Trwająca epidemia wyhamowała nie tylko sport. I nie tylko w Polsce. I nie tylko futsal, ale także potężny sport zawodowy. Co prawda władze go odmrażają, na razie krok po kroku, tak, aby sportowcy oraz ludzie mogli korzystać z coraz liczniejszych sposobów  aktywności, ale jednocześnie zachowywali przy tym odpowiedzialność i unikali możliwości zakażenia się. Dla futsalu nie widzę jednak dobrych wiadomości. Nigdzie nie czytam o nim w oficjalnych rozdaniach ministerialnych, czy związkowych. Być może nie jest to zła wiadomość, ale też nie zwiastuje pomyślnego początku futsalowej normalności po epidemii.

Zresztą, nie będę filozofował - jak to czyni wielu różnych znawców - i napiszę krótko, iż nikt nie wie i jeszcze długo nie będzie wiedzieć z całkowitą pewnością, jak mocno trwająca epidemia zmieni świat. W tym też świat sportowy. Od siebie dodam jedynie, że jestem pewny, iż w perspektywie miesięcy, a może nawet lat, wyniesione doświadczenie tej epidemii zmusi nas do wielu wyrzeczeń i rezygnacji ze stylu życia oraz widzenia sportu w zakresie, w jakim do niego dotychczas przywykliśmy. Czyli do marca Anno Domini 2020. Wiem jedno - że następujący kryzys gospodarczy zepchnie sport na plan dalszy. I oby nie spowodowało to, iż zapomniany zostanie futsal. Nie łudźmy się, nie będzie bowiem szczęśliwców, którzy zostaną w obcinaniu funduszy pominięci. A sytuację należy przyjąć jako niezapowiedziany sprawdzian, do którego futsal jeśli się nie przyłoży, to może powrócić do początków wieku XXI.

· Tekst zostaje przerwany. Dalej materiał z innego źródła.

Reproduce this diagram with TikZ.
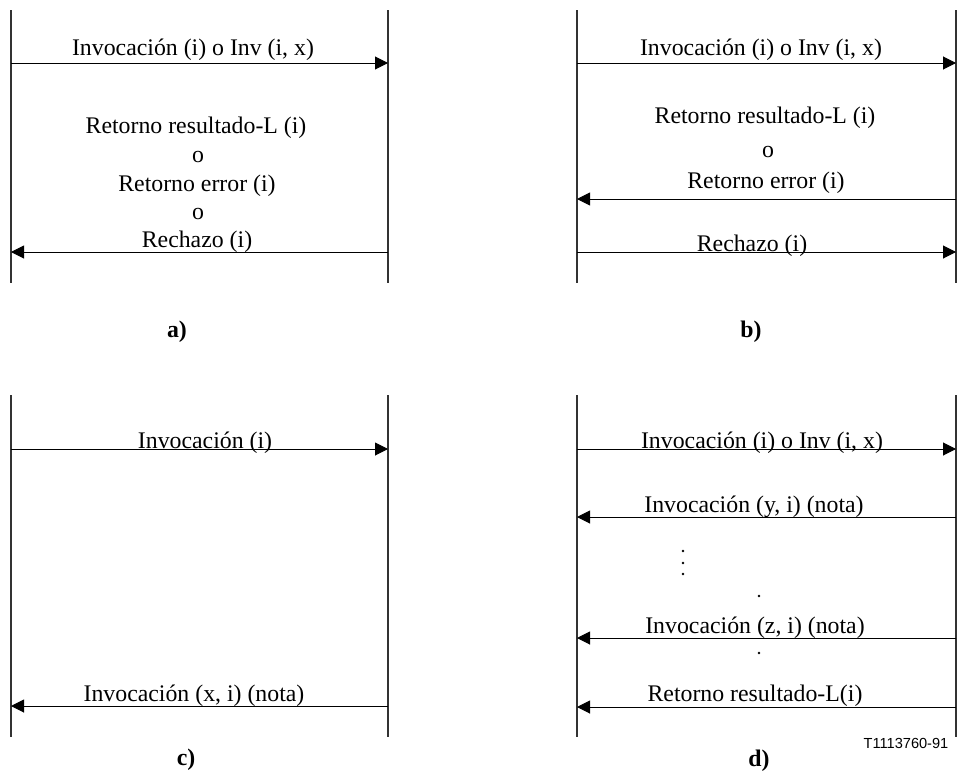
\documentclass[tikz,border=0pt]{standalone}
\usepackage{fontspec}
\setmainfont{Liberation Serif}
\newfontfamily\figfont{Liberation Sans}
\usetikzlibrary{arrows.meta}
\begin{document}
\begin{tikzpicture}[x=1pt,y=-1pt,
  lifeline/.style={line width=1.4pt, draw=black!80},
  msg/.style={line width=1pt, -{Triangle[length=13pt,width=13pt]}},
  lbl/.style={anchor=base, inner sep=0pt, font=\fontsize{23.8}{28}\selectfont},
  tag/.style={anchor=base, inner sep=0pt, font=\fontsize{23.8}{28}\selectfont\bfseries},
  figno/.style={anchor=base, inner sep=0pt, font=\figfont\fontsize{14.6}{17}\selectfont},
  dotmark/.style={circle, fill, inner sep=0pt, minimum size=2.8pt}]
\useasboundingbox (0,0) rectangle (958,771);

% ---------- a) ----------
\coordinate (aLt) at (11,10);  \coordinate (aLb) at (11,283);
\coordinate (aRt) at (388,10); \coordinate (aRb) at (388,283);
\draw[lifeline] (aLt) -- (aLb);
\draw[lifeline] (aRt) -- (aRb);
\coordinate (a1s) at (11,63);   \coordinate (a1e) at (388,63);
\coordinate (a2s) at (388,252); \coordinate (a2e) at (11,252);
\draw[msg] (a1s) -- (a1e);
\draw[msg] (a2s) -- (a2e);
\node[lbl] (aT1) at (193,55)  {Invocación (i) o Inv (i, x)};
\node[lbl] (aT2) at (196,133) {Retorno resultado-L (i)};
\node[lbl] (aT3) at (198,162) {o};
\node[lbl] (aT4) at (197,191) {Retorno error (i)};
\node[lbl] (aT5) at (198,219) {o};
\node[lbl] (aT6) at (197,247) {Rechazo (i)};
\node[tag] (aTag) at (177,337) {a)};

% ---------- b) ----------
\coordinate (bLt) at (577,10);  \coordinate (bLb) at (577,283);
\coordinate (bRt) at (956,10);  \coordinate (bRb) at (956,283);
\draw[lifeline] (bLt) -- (bLb);
\draw[lifeline] (bRt) -- (bRb);
\coordinate (b1s) at (577,63);  \coordinate (b1e) at (956,63);
\coordinate (b2s) at (956,199); \coordinate (b2e) at (577,199);
\coordinate (b3s) at (577,252); \coordinate (b3e) at (956,252);
\draw[msg] (b1s) -- (b1e);
\draw[msg] (b2s) -- (b2e);
\draw[msg] (b3s) -- (b3e);
\node[lbl] (bT1) at (761,55)  {Invocación (i) o Inv (i, x)};
\node[lbl] (bT2) at (765,123) {Retorno resultado-L (i)};
\node[lbl] (bT3) at (768,157) {o};
\node[lbl] (bT4) at (766,188) {Retorno error (i)};
\node[lbl] (bT5) at (752,251) {Rechazo (i)};
\node[tag] (bTag) at (751,337) {b)};

% ---------- c) ----------
\coordinate (cLt) at (11,395);  \coordinate (cLb) at (11,737);
\coordinate (cRt) at (388,395); \coordinate (cRb) at (388,737);
\draw[lifeline] (cLt) -- (cLb);
\draw[lifeline] (cRt) -- (cRb);
\coordinate (c1s) at (11,449);  \coordinate (c1e) at (388,449);
\coordinate (c2s) at (388,706); \coordinate (c2e) at (11,706);
\draw[msg] (c1s) -- (c1e);
\draw[msg] (c2s) -- (c2e);
\node[lbl] (cT1) at (205,448) {Invocación (i)};
\node[lbl] (cT2) at (194,701) {Invocación (x, i) (nota)};
\node[tag] (cTag) at (186,765) {c)};

% ---------- d) ----------
\coordinate (dLt) at (577,395); \coordinate (dLb) at (577,737);
\coordinate (dRt) at (956,395); \coordinate (dRb) at (956,737);
\draw[lifeline] (dLt) -- (dLb);
\draw[lifeline] (dRt) -- (dRb);
\coordinate (d1s) at (577,449); \coordinate (d1e) at (956,449);
\coordinate (d2s) at (956,517); \coordinate (d2e) at (577,517);
\coordinate (d3s) at (956,638); \coordinate (d3e) at (577,638);
\coordinate (d4s) at (956,707); \coordinate (d4e) at (577,707);
\draw[msg] (d1s) -- (d1e);
\draw[msg] (d2s) -- (d2e);
\draw[msg] (d3s) -- (d3e);
\draw[msg] (d4s) -- (d4e);
\node[lbl] (dT1) at (762,448) {Invocación (i) o Inv (i, x)};
\node[lbl] (dT2) at (754,512) {Invocación (y, i) (nota)};
\node[lbl] (dT3) at (755,633) {Invocación (z, i) (nota)};
\node[lbl] (dT4) at (755,701) {Retorno resultado-L(i)};
\node[dotmark] (dd1) at (683,551) {};
\node[dotmark] (dd2) at (683,563) {};
\node[dotmark] (dd3) at (683,574) {};
\node[dotmark] (dd4) at (759,596) {};
\node[dotmark] (dd5) at (759,653) {};
\node[tag] (dTag) at (759,766) {d)};
\node[figno] (fig) at (906,748) {T1113760-91};
\end{tikzpicture}
\end{document}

Polski papież Jan Paweł II mawiał o sporcie, że jest to coś najważniejszego spośród rzeczy nieważnych. I nie mylił się. A przypominam o tym w kontekście ewentualnych powrotów na stadiony czy hale. Naprawdę większość ludzi, w tym kibice, myśli teraz o tym, by się nie zarazić, mieć z czego żyć i by szkoły, przedszkola ruszyły, bo nie ma z kim zostawić dziecka. I jakoś nie jestem w stanie uwierzyć, że postawią sport na pierwszym miejscu, a szczególnie futsal. Nie uwierzę nawet, że ci, co najgłośniej jeszcze niedawno krzyczeli, że chcą dokończenie gier, teraz chętnie do niego wrócą. A nawet ostrzegałbym związek piłkarski przed pochopnymi decyzjami przy wznawianiu ligowych rywalizacji. Pieniądze są rzeczą ważną, ale – parafrazując mistrza od fraszek, Kochanowskiego – szlachetne zdrowe jest nad wszystkim.

Zawsze podejrzewałem, iż nasz futsal lepiej radzi sobie w social mediach, w świecie wirtualnym niż w realu. Nie miałem tylko, jak powiedzieć temu zjawisku „sprawdzam”. Czas epidemii dał temu okazję. Przeleciałem po łączach, poklikałem wpatrzony w ekran komputera, porozmawiałem dla zróżnicowania opinii ze znajomymi w kraju i spoza niego, i stwierdzam, że nie myliłem się. Ale nie ma we mnie z tego powodu ni krzty radości. Wolałbym, aby było odwrotnie.

Niestety, w realu trzeba wykazać się rzetelnymi umiejętnościami, a przy komputerze wystarczą palce. Niekoniecznie nawet głowa. Nie potrafię przekazać rady, jak to zmienić. Ale jeżeli większość woli bawić się futsalem lub w futsal, niż go na żywo kreować, to nie mój problem. Życzę dobrego nastroju. Szczególnie kieruję te słowa do ludzi ze związku piłkarskiego, którzy gdzieś od miesiąca obiecują uwzględnienie futsalu przy działaniach antykryzysowych i jakoś nie mogą zebrać się, by je opublikować. Czyżby futsal wystawiano po raz kolejny do przysłowiowego wiatru?

Pisząc felieton wczytałem się wcześniej mocno w jeden z materiałów znalezionych na portalu Futsal-Polska. Jakub Mikulski pokusił się o popełnienie pewnej analizy o atrakcyjności futsalu kiedyś i obecnie. Z treści wypowiedzi znanych europejskich i nie tylko zawodników wynika, że dyscyplina była niegdyś atrakcyjniejsza w swoim wydaniu. Nie będę uzasadniał opinii, gdyż można samemu przeczytać artykuł.

Aż takim ekspertem nie jestem, by stawać się autorytetem w tych ocenach. Dlatego postanowiłem posiłkować się kilkoma polskimi osobami z kręgu futsalu. Ich zdanie było podobne. Obecna taktyka zabija ekspresję futsalową dawnych lat – orzekli. I pewnie coś w tym jest, gdy popatrzy się, jakie są trudności w  znalezieniu sponsorów, czy dotarciu do poważnych telewizji. Dlatego apeluję: ludzie polskiego futsalu, jest czas przerwy, spójrzcie na swoje działania. Pomyślcie o zmianach, nie nastawiajcie się na robienie karier. Inaczej futsal naprawdę zostanie wyautowany z grona nawet mniej poważnych dyscyplin.